#### [Set task]
Sort through the data and copy the lines holding the word "matplotlib".

#### [Data lines]

++++++++++

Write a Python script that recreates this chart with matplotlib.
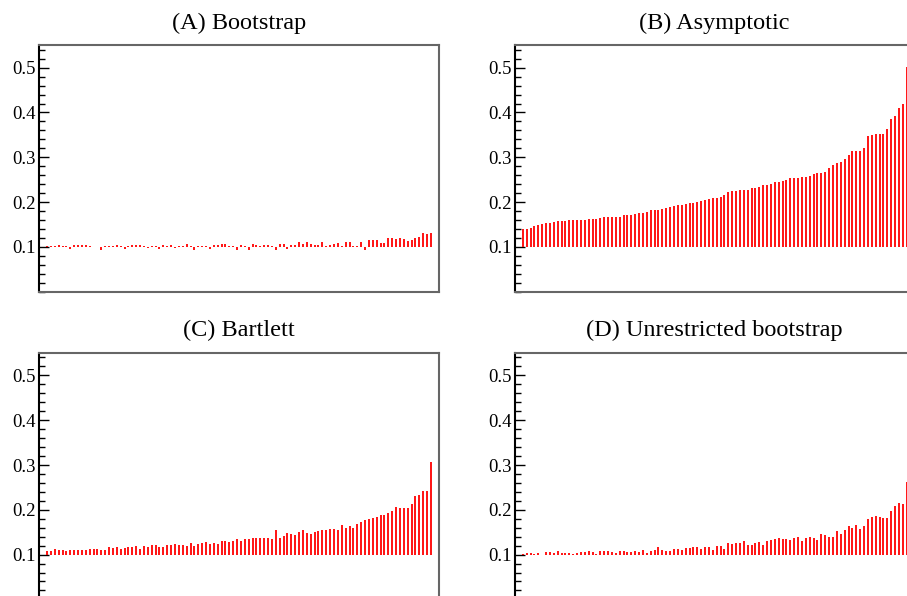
import matplotlib.pyplot as plt
from matplotlib.ticker import MultipleLocator

plt.rcParams['font.family'] = ['Liberation Serif', 'DejaVu Serif']

# values, 100 replications per panel
bootstrap = [
    0.101, 0.101, 0.101, 0.104, 0.102, 0.102, 0.095, 0.104, 0.105, 0.104,
    0.104, 0.101, 0.100, 0.100, 0.093, 0.101, 0.102, 0.101, 0.105, 0.102,
    0.096, 0.103, 0.104, 0.104, 0.104, 0.102, 0.097, 0.101, 0.102, 0.095,
    0.104, 0.101, 0.104, 0.098, 0.103, 0.101, 0.107, 0.101, 0.093, 0.103,
    0.103, 0.101, 0.096, 0.104, 0.104, 0.106, 0.107, 0.102, 0.101, 0.092,
    0.105, 0.101, 0.093, 0.107, 0.104, 0.103, 0.104, 0.104, 0.103, 0.093,
    0.106, 0.107, 0.096, 0.104, 0.104, 0.110, 0.106, 0.110, 0.107, 0.104,
    0.105, 0.111, 0.101, 0.104, 0.107, 0.109, 0.101, 0.110, 0.110, 0.103,
    0.101, 0.112, 0.093, 0.116, 0.115, 0.115, 0.108, 0.109, 0.119, 0.119,
    0.118, 0.120, 0.118, 0.113, 0.116, 0.119, 0.123, 0.131, 0.128, 0.131,
]
asymptotic = [
    0.139, 0.140, 0.142, 0.147, 0.149, 0.151, 0.154, 0.154, 0.155, 0.157,
    0.158, 0.158, 0.159, 0.159, 0.159, 0.159, 0.161, 0.163, 0.163, 0.163,
    0.164, 0.166, 0.166, 0.166, 0.166, 0.167, 0.171, 0.172, 0.172, 0.174,
    0.175, 0.176, 0.177, 0.182, 0.183, 0.183, 0.184, 0.186, 0.189, 0.192,
    0.193, 0.193, 0.195, 0.197, 0.198, 0.200, 0.202, 0.205, 0.207, 0.209,
    0.209, 0.212, 0.216, 0.223, 0.224, 0.225, 0.227, 0.227, 0.228, 0.231,
    0.232, 0.233, 0.238, 0.238, 0.241, 0.245, 0.245, 0.248, 0.249, 0.253,
    0.254, 0.254, 0.255, 0.255, 0.259, 0.263, 0.266, 0.266, 0.267, 0.276,
    0.283, 0.287, 0.290, 0.296, 0.306, 0.314, 0.315, 0.315, 0.320, 0.348,
    0.350, 0.351, 0.353, 0.353, 0.364, 0.386, 0.393, 0.409, 0.420, 0.502,
]
bartlett = [
    0.108, 0.107, 0.112, 0.110, 0.110, 0.109, 0.111, 0.111, 0.111, 0.110,
    0.111, 0.113, 0.113, 0.113, 0.110, 0.110, 0.116, 0.115, 0.116, 0.112,
    0.114, 0.118, 0.118, 0.119, 0.113, 0.120, 0.117, 0.122, 0.122, 0.116,
    0.116, 0.122, 0.122, 0.123, 0.122, 0.122, 0.120, 0.125, 0.119, 0.123,
    0.125, 0.129, 0.123, 0.127, 0.123, 0.131, 0.130, 0.129, 0.130, 0.135,
    0.130, 0.134, 0.135, 0.138, 0.138, 0.138, 0.138, 0.138, 0.135, 0.154,
    0.138, 0.142, 0.148, 0.145, 0.144, 0.150, 0.154, 0.149, 0.147, 0.151,
    0.153, 0.155, 0.155, 0.157, 0.157, 0.156, 0.165, 0.160, 0.163, 0.160,
    0.168, 0.172, 0.177, 0.180, 0.182, 0.185, 0.189, 0.188, 0.192, 0.198,
    0.207, 0.205, 0.205, 0.205, 0.214, 0.230, 0.234, 0.243, 0.243, 0.306,
]
unrestricted = [
    0.102, 0.103, 0.104, 0.101, 0.104, 0.100, 0.106, 0.106, 0.104, 0.107,
    0.104, 0.103, 0.104, 0.101, 0.104, 0.106, 0.106, 0.108, 0.105, 0.102,
    0.108, 0.109, 0.109, 0.106, 0.104, 0.107, 0.107, 0.105, 0.105, 0.109,
    0.106, 0.111, 0.104, 0.108, 0.110, 0.116, 0.111, 0.107, 0.109, 0.112,
    0.113, 0.110, 0.115, 0.115, 0.116, 0.118, 0.113, 0.117, 0.118, 0.110,
    0.120, 0.119, 0.113, 0.127, 0.124, 0.125, 0.125, 0.130, 0.122, 0.122,
    0.127, 0.128, 0.122, 0.131, 0.132, 0.134, 0.136, 0.134, 0.134, 0.132,
    0.137, 0.140, 0.131, 0.136, 0.139, 0.137, 0.132, 0.145, 0.144, 0.140,
    0.140, 0.153, 0.147, 0.156, 0.163, 0.159, 0.165, 0.158, 0.164, 0.180,
    0.183, 0.186, 0.183, 0.181, 0.182, 0.198, 0.208, 0.216, 0.214, 0.262,
]

titles = ['(A) Bootstrap', '(B) Asymptotic', '(C) Bartlett',
          '(D) Unrestricted bootstrap']
panels = [bootstrap, asymptotic, bartlett, unrestricted]
nominal = 0.1

fig = plt.figure(figsize=(9.07, 5.96), dpi=100)

# axes boxes in figure fractions, the right/bottom edges run slightly off the canvas
lefts = [0.0433, 0.5678]
bottoms = [0.5106, -0.0057]
w, h = 0.4404, 0.4134

for i, (title, vals) in enumerate(zip(titles, panels)):
    ax = fig.add_axes([lefts[i % 2], bottoms[i // 2], w, h])
    x = range(1, len(vals) + 1)
    ax.vlines(x, nominal, vals, color='#ff0000', lw=1.3)
    ax.set_xlim(-1, len(vals) + 2)
    ax.set_ylim(0, 0.55)
    ax.set_xticks([])
    ax.set_yticks([0.1, 0.2, 0.3, 0.4, 0.5])
    ax.set_yticklabels(['0.1', '0.2', '0.3', '0.4', '0.5'])
    ax.yaxis.set_minor_locator(MultipleLocator(0.02))
    ax.tick_params(axis='y', which='major', direction='in', length=7,
                   width=1.0, labelsize=13.5, pad=2.5)
    ax.tick_params(axis='y', which='minor', direction='in', length=4, width=1.0)
    for sp in ax.spines.values():
        sp.set_color('#666666')
        sp.set_linewidth(1.5)
    ax.spines['left'].set_color('black')
    ax.set_title(title, fontsize=17.5, pad=12)

fig.savefig('out.png', dpi=100)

++++++++++

#### [Finished answer]
Write a Python script that recreates this chart with matplotlib.
import matplotlib.pyplot as plt
from matplotlib.ticker import MultipleLocator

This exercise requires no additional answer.